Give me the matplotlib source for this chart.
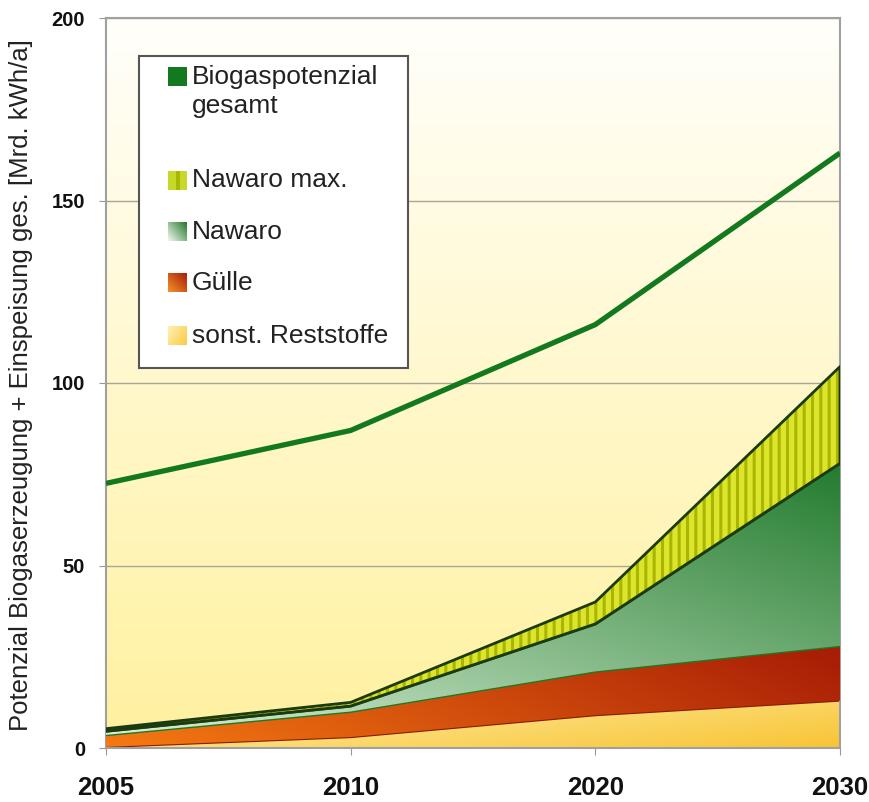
import numpy as np
import matplotlib
matplotlib.use("Agg")
import matplotlib.pyplot as plt
from matplotlib.patches import PathPatch, Rectangle
from matplotlib.colors import to_rgb

# ---------------- data ----------------
years = ["2005", "2010", "2020", "2030"]
reststoffe = [0.3, 3.0, 9.0, 13.0]      # sonst. Reststoffe
guelle = [3.3, 7.0, 12.0, 15.0]         # Gülle (stacked increment)
nawaro = [1.0, 1.5, 13.0, 50.0]         # Nawaro (stacked increment)
nawaro_max = [0.7, 1.0, 6.0, 26.5]      # Nawaro max. (stacked increment)
gesamt = [72.5, 87.0, 116.0, 163.0]     # Biogaspotenzial gesamt
yticks = [0, 50, 100, 150, 200]

plt.rcParams['font.family'] = ['Liberation Sans', 'DejaVu Sans']
plt.rcParams['hatch.linewidth'] = 2.2

fig = plt.figure(figsize=(8.69, 8.02), dpi=100)
ax = fig.add_axes([106/869, 1-748/802, 734/869, 730/802])

x = np.arange(len(years))
r = np.array(reststoffe)
g = r + np.array(guelle)
n = g + np.array(nawaro)
m = n + np.array(nawaro_max)


def gradient(c0, c1, a, b, flipv=False, nx=200, ny=200):
    u = np.linspace(0, 1, nx)[None, :]
    v = np.linspace(0, 1, ny)[:, None]
    if flipv:
        v = 1 - v
    t = np.clip(a*u + b*v, 0, 1)[..., None]
    c0 = np.array(to_rgb(c0)); c1 = np.array(to_rgb(c1))
    return c0*(1-t) + c1*t


# background gradient
bg = gradient("#FFF19E", "#FFFFFB", 0.0, 1.0)
ax.imshow(bg, extent=(0, 3, 0, 200), origin='lower', aspect='auto', zorder=0)


def grad_fill(lo, hi, img, ext, z, edge, lw):
    poly = ax.fill_between(x, lo, hi, facecolor='none', edgecolor='none', zorder=z)
    path = poly.get_paths()[0]
    patch = PathPatch(path, transform=ax.transData, facecolor='none', edgecolor='none')
    ax.add_patch(patch)
    im = ax.imshow(img, extent=ext, origin='lower', aspect='auto', zorder=z)
    im.set_clip_path(patch)
    ax.plot(x, hi, color=edge, lw=lw, zorder=z+0.5, solid_joinstyle='round')


zeros = np.zeros(len(x))
# sonst. Reststoffe
grad_fill(zeros, r, gradient("#FFF2B2", "#F8C434", 0.6, 0.4, flipv=True), (0, 3, 0, 14), 2, "#8A1A00", 1.6)
# Gülle
grad_fill(r, g, gradient("#F67A12", "#A81E06", 0.8, 0.25), (0, 3, 0, 30), 3, "#1E7A22", 2.0)
# Nawaro
grad_fill(g, n, gradient("#DDF2DA", "#217A2C", 0.45, 0.55), (0, 3, 0, 80), 4, "#1B4E14", 2.2)
# Nawaro max
ax.fill_between(x, n, m, facecolor="#DCE42C", edgecolor='none', zorder=5)
ax.fill_between(x, n, m, facecolor='none', edgecolor="#A9B600", hatch='||', linewidth=0, zorder=5.2)
ax.fill_between(x, n, m, facecolor='none', edgecolor="#1C3A10", linewidth=2.0, zorder=5.5)

# total line
ax.plot(x, gesamt, color="#13791F", lw=3.8, zorder=7, solid_joinstyle='round', solid_capstyle='butt')

ax.set_xlim(0, 3)
ax.set_ylim(0, 200)
ax.set_xticks(x)
ax.set_xticklabels(years, fontsize=18.5, fontweight='bold', color='#111111')
ax.set_yticks(yticks)
ax.set_yticklabels([str(t) for t in yticks], fontsize=14.5, fontweight='bold', color='#111111')
ax.tick_params(axis='x', length=5, color="#999999", pad=15)
ax.tick_params(axis='y', length=5, color="#999999", pad=10)
ax.set_axisbelow(True)
ax.yaxis.grid(True, color="#A8A496", lw=1.0)
for s in ax.spines.values():
    s.set_color("#A0A0A0")
    s.set_linewidth(1.5)
ax.set_ylabel("Potenzial Biogaserzeugung + Einspeisung ges. [Mrd. kWh/a]", fontsize=18.5, color='#222222')
ax.yaxis.set_label_coords((33 - 106) / 734, 0.497)

# ---------------- legend (manual) ----------------
def ax_x(px):
    return (px - 106) / 734

def ax_y(py):
    return 1 - (py - 18) / 730

box = Rectangle((ax_x(139), ax_y(368)), ax_x(408) - ax_x(139), ax_y(56) - ax_y(368),
                transform=ax.transAxes, facecolor='white', edgecolor='#555555', lw=1.5, zorder=10)
ax.add_patch(box)

entries = [
    ("Biogaspotenzial", 77, gradient("#13791F", "#13791F", 0, 0, nx=10, ny=10)),
    ("Nawaro max.", 180, None),
    ("Nawaro", 232, gradient("#EEF8EC", "#2A7A30", 0.55, 0.45, nx=20, ny=20)),
    ("Gülle", 283, gradient("#F4902A", "#A8200A", 0.5, 0.5, nx=20, ny=20)),
    ("sonst. Reststoffe", 336, gradient("#FFF0B0", "#FBCB48", 0.6, 0.4, flipv=True, nx=20, ny=20)),
]
sq = 19
for label, cy, img in entries:
    x0, x1 = ax_x(168), ax_x(168 + sq)
    y0, y1 = ax_y(cy + sq/2), ax_y(cy - sq/2)
    if img is not None:
        ax.imshow(img, extent=(x0, x1, y0, y1), origin='lower', aspect='auto',
                  transform=ax.transAxes, zorder=11)
    else:
        ax.add_patch(Rectangle((x0, y0), x1-x0, y1-y0, transform=ax.transAxes,
                               facecolor="#C8D82A", edgecolor='none', zorder=11))
        ax.add_patch(Rectangle((x0 + (x1-x0)*0.4, y0), (x1-x0)*0.25, y1-y0, transform=ax.transAxes,
                               facecolor="#A8B800", edgecolor='none', zorder=11.5))
    ax.text(ax_x(192), ax_y(cy), label, transform=ax.transAxes, fontsize=19,
            va='center', ha='left', color='#222222', zorder=12)
ax.text(ax_x(192), ax_y(106), "gesamt", transform=ax.transAxes, fontsize=19,
        va='center', ha='left', color='#222222', zorder=12)

ax.set_xlim(0, 3)
ax.set_ylim(0, 200)
fig.savefig("out.png", dpi=100)
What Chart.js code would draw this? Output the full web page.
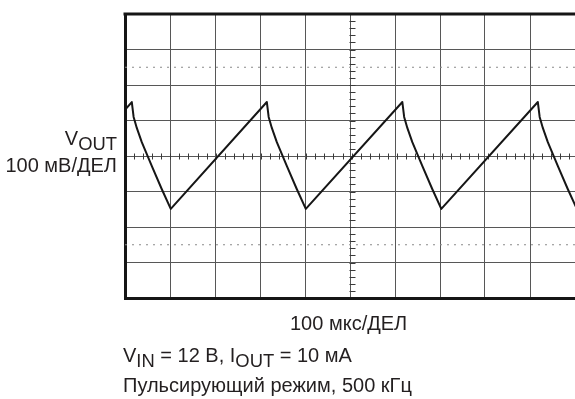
<!DOCTYPE html>
<html>
<head>
<meta charset="utf-8">
<script src="https://cdn.jsdelivr.net/npm/chart.js@4/dist/chart.umd.min.js"></script>
<style>
  html, body { margin: 0; padding: 0; background: #fff; overflow: hidden; }
  #wrap { position: relative; width: 575px; height: 399px; }
  #scope { position: absolute; left: 0; top: 0; }
  .lbl {
    position: absolute; white-space: nowrap;
    font-family: "Liberation Sans", Arial, sans-serif;
    font-size: 20px; line-height: 20px; color: #231f20;
  }
  .lbl sub { font-size: 0.92em; vertical-align: -5px; line-height: 0; }
  .right { text-align: right; }
</style>
</head>
<body>
<div id="wrap">
  <canvas id="scope" width="575" height="399"></canvas>
  <div class="lbl right" style="right:458px; top:128px;">V<sub>OUT</sub></div>
  <div class="lbl right" style="right:458px; top:155px;">100 мВ/ДЕЛ</div>
  <div class="lbl" style="left:290px; top:313px;">100 мкс/ДЕЛ</div>
  <div class="lbl" style="left:123px; top:345px;">V<sub>IN</sub> = 12 В, I<sub>OUT</sub> = 10 мА</div>
  <div class="lbl" style="left:123px; top:375px;">Пульсирующий режим, 500 кГц</div>
</div>
<script>
// scope trace: time in µs (100 µs/div), Vout ripple in mV (100 mV/div)
const timeUs = [0, 15, 19, 26, 37, 59, 81, 101,
                313, 317, 324, 335, 357, 379, 399,
                612, 616, 623, 634, 656, 678, 698,
                911, 915, 922, 933, 955, 977, 997];
const voutMv = [130, 152, 110, 79, 39, -28, -93, -149,
                152, 110, 79, 39, -28, -93, -149,
                152, 110, 79, 39, -28, -93, -149,
                152, 110, 79, 39, -28, -93, -149];

// dotted graticule markers (mV)
const markerLevelsMv = [250, -250];

// screen: 10 horizontal divisions (the right edge is cut off), 8 vertical
const xMinUs = 0, xMaxUs = 993, xDivUs = 100;
const yMinMv = -400, yMaxMv = 400, yDivMv = 100;

const trace = timeUs.map((t, i) => ({ x: t, y: voutMv[i] }));

// small ticks along the centre cross (5 per division) and the top edge of the frame
const graticule = {
    id: 'graticule',
    beforeDatasetsDraw(chart) {
        const { ctx, chartArea } = chart;
        const x = chart.scales.x, y = chart.scales.y;
        const cx = Math.round(x.getPixelForValue(500)) + 0.5;
        const cy = Math.round(y.getPixelForValue(0)) + 0.5;
        ctx.save();
        ctx.strokeStyle = '#3a3a3a';
        ctx.lineWidth = 1;
        ctx.beginPath();
        for (let t = xDivUs / 5; t < 1000; t += xDivUs / 5) {
            const px = Math.round(x.getPixelForValue(t)) + 0.5;
            ctx.moveTo(px, cy - 3); ctx.lineTo(px, cy + 3);
        }
        for (let v = yMinMv + yDivMv / 5; v < yMaxMv; v += yDivMv / 5) {
            const py = Math.round(y.getPixelForValue(v)) + 0.5;
            ctx.moveTo(cx - 3, py); ctx.lineTo(cx + 3, py);
        }
        ctx.stroke();
        ctx.strokeStyle = '#161616';
        ctx.lineWidth = 3;
        ctx.beginPath();
        ctx.moveTo(chartArea.left - 1.5, chartArea.top);
        ctx.lineTo(chartArea.right, chartArea.top);
        ctx.stroke();
        ctx.restore();
    }
};

const frame = { display: true, color: '#161616', width: 3 };

new Chart(document.getElementById('scope'), {
    type: 'line',
    data: {
        datasets: [
            {
                label: 'VOUT',
                data: trace,
                borderColor: '#161616',
                borderWidth: 2,
                borderJoinStyle: 'round',
                pointRadius: 0,
                tension: 0,
                fill: false
            },
            ...markerLevelsMv.map(v => ({
                label: 'marker ' + v,
                data: [{ x: 0, y: v }, { x: 1000, y: v }],
                borderColor: '#8a8a8a',
                borderWidth: 1,
                borderDash: [2, 5],
                pointRadius: 0,
                fill: false
            }))
        ]
    },
    options: {
        responsive: false,
        animation: false,
        events: [],
        layout: { padding: { left: 125, top: 14, right: 0, bottom: 101 } },
        plugins: { legend: { display: false }, tooltip: { enabled: false } },
        scales: {
            x: {
                type: 'linear', min: xMinUs, max: xMaxUs,
                ticks: { display: false, stepSize: xDivUs },
                grid: { color: '#575757', lineWidth: 1, drawTicks: false },
                border: frame
            },
            y: {
                type: 'linear', min: yMinMv, max: yMaxMv,
                ticks: { display: false, stepSize: yDivMv },
                grid: { color: '#575757', lineWidth: 1, drawTicks: false },
                border: frame
            }
        }
    },
    plugins: [graticule]
});
</script>
</body>
</html>
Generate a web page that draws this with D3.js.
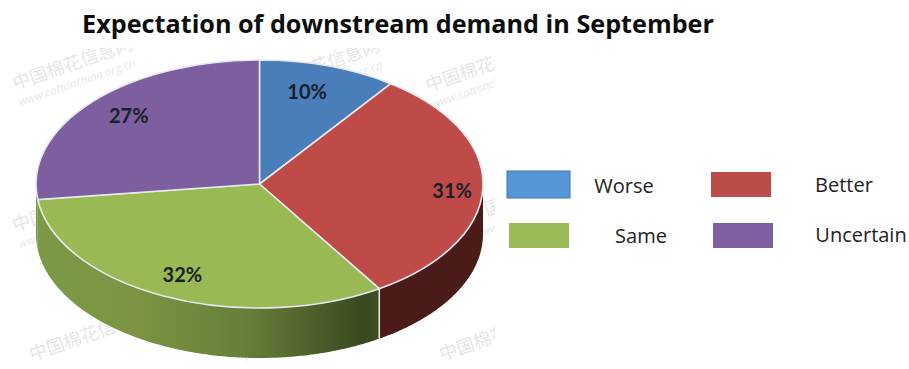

* Goal: Repeat exactly the lines from the first line of the records above through the line containing "origin='lower', aspect='auto', zorder=0)", both included. Leave out the pictures.

* Correct answer:
Give me the matplotlib source for this chart.
import numpy as np
import matplotlib
matplotlib.use("Agg")
import matplotlib.pyplot as plt
from matplotlib.patches import PathPatch, Rectangle
from matplotlib.colors import to_rgb

# ---------------- data ----------------
years = ["2005", "2010", "2020", "2030"]
reststoffe = [0.3, 3.0, 9.0, 13.0]      # sonst. Reststoffe
guelle = [3.3, 7.0, 12.0, 15.0]         # Gülle (stacked increment)
nawaro = [1.0, 1.5, 13.0, 50.0]         # Nawaro (stacked increment)
nawaro_max = [0.7, 1.0, 6.0, 26.5]      # Nawaro max. (stacked increment)
gesamt = [72.5, 87.0, 116.0, 163.0]     # Biogaspotenzial gesamt
yticks = [0, 50, 100, 150, 200]

plt.rcParams['font.family'] = ['Liberation Sans', 'DejaVu Sans']
plt.rcParams['hatch.linewidth'] = 2.2

fig = plt.figure(figsize=(8.69, 8.02), dpi=100)
ax = fig.add_axes([106/869, 1-748/802, 734/869, 730/802])

x = np.arange(len(years))
r = np.array(reststoffe)
g = r + np.array(guelle)
n = g + np.array(nawaro)
m = n + np.array(nawaro_max)


def gradient(c0, c1, a, b, flipv=False, nx=200, ny=200):
    u = np.linspace(0, 1, nx)[None, :]
    v = np.linspace(0, 1, ny)[:, None]
    if flipv:
        v = 1 - v
    t = np.clip(a*u + b*v, 0, 1)[..., None]
    c0 = np.array(to_rgb(c0)); c1 = np.array(to_rgb(c1))
    return c0*(1-t) + c1*t


# background gradient
bg = gradient("#FFF19E", "#FFFFFB", 0.0, 1.0)
ax.imshow(bg, extent=(0, 3, 0, 200), origin='lower', aspect='auto', zorder=0)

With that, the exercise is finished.